EAST LIVERPOOL - With school shootings, and now stabbings, in the headlines, family members of students in the city school district brought their concerns about bullying to the board of education Monday night.
Speaking on behalf of his niece, who lives with him, Tom Lovett said she has been bullied for months, having had her head smashed into a bus window, been pushed and called names.
"Nothing has been done," Lovett told the board, saying he has spoken to Westgate Principal Carole Sutton but now his phone calls go unreturned.
"My niece goes around school scared. (The bullying) is daily," he told board members.
Asked if he is his niece's legal guardian by board member Bob Estell, Lovett said he is not, prompting Estell to speculate that may be why he is not being contacted by school personnel.
With obvious emotion, Chrissy Jones spoke about her daughter, who she said tried to take her own life due to being bullied via Facebook.
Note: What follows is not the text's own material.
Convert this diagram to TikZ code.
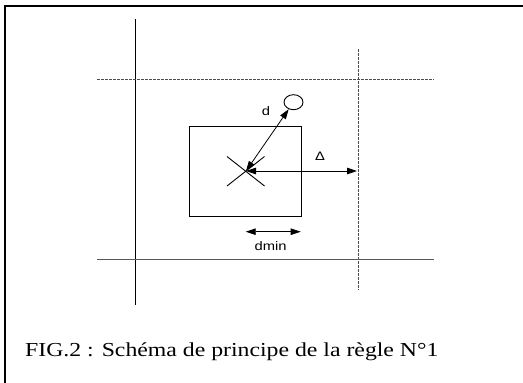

Jones said that, while school officials have been working with her this year, her daughter wants to be home schooled and said, "Kids should not have to be scared to go to school. With kids being shot at school, that's the first thing that goes through (parents') minds: Worry for their kids."
Jones said the school needs to implement an anti-bullying campaign.
Parent Heather Potts said her son attends school at Westgate and on April 9 was the victim of a beating by three boys in the gym while a fourth boy videoed the assault.
This, she said, was after she had called the school numerous times previously about bullying incidents, during which Sutton assured her she would take care of the problem.
"But, here I am today," Potts said, noting she is in the process of filing legal charges against the boys involved in her son's assault.
She said her son is an A-B student but that is changing due to the bullying and said, "I wish you could have seen the video and how horrible an act it was."
The "main culprit" in the alleged attack has bullied her son in the past, according to Potts who said she was advised her son could come to school early to avoid the other boys.
"My son shouldn't have to come in early. Two of those kids are in school today and were supposed to be suspended. My son swung back and got suspended one day. What are you supposed to do when you're attacked by three kids?" Potts asked.
Superintendent James Herring was asked prior to the meeting about the bullying issue and whether it is more prevalent in the city school district than elsewhere, and he said he doesn't believe it is.
"It's no worse here than any place else," Herring said, adding that the board has in place a policy to deal with such actions which includes certain steps that must be taken to aid in investigating them.
Part of that process includes completing forms pertaining to the event, parties involved and the like.
He estimated that 75 percent of the bullying issues he hears of in the district start on Facebook or through texting, and he said parents need to be aware of that, suggesting that, if their child is being bullied or bullying someone else via those mediums, they cancel their Facebook accounts and texting capabilities.
Verbal bullying is also difficult to prove, according to Herring, who said both parties often can get others to back them up, so it is hard to determine who is telling the truth.
Unfortunately, it is a "little easier to prove when we see fists flying," he admitted.
This year, Herring said he knows of just four documented bullying incidents in the district.
Apparently in preparation for last night's board meeting, Sutton sent an email to Herring and the board earlier in the day, outlining the procedures followed at Westgate when bullying accusations are made.
She said students are encouraged to be self-advocates, problem solvers and positive role models but, when a problem arises, they are encouraged to inform the closest adult, whether that be a teacher, custodian, aide, counselor or her.
The adult is then required to respond and "problem solve" with the student immediately, Sutton said, adding that students are then referred to the guidance counselor who "may" complete a problem solve between the students, notifying the teachers and parents. After this, students are asked if they want to make a formal report.
Students or teachers who report repeated student conflicts not resolved by the guidance counselor are referred to Sutton, who encourages initiation of a formal bullying investigation.
"As a parent and an administrator, I take bullying very seriously. The Westgate staff is diligent about investigating every known report," she said, also saying there have been four official bullying investigations completed and discipline meted out to offenders.
Although the board took no action, board member Brian Allen said it seemed board policy and Sutton's plan of action are contradictory in regard to reporting bullying events, saying, "I think we have a failure to communicate that we need to sit down and work out."
Herring said the reporting form varies from building to building but once the data is received, fact finding takes place to determine what happened.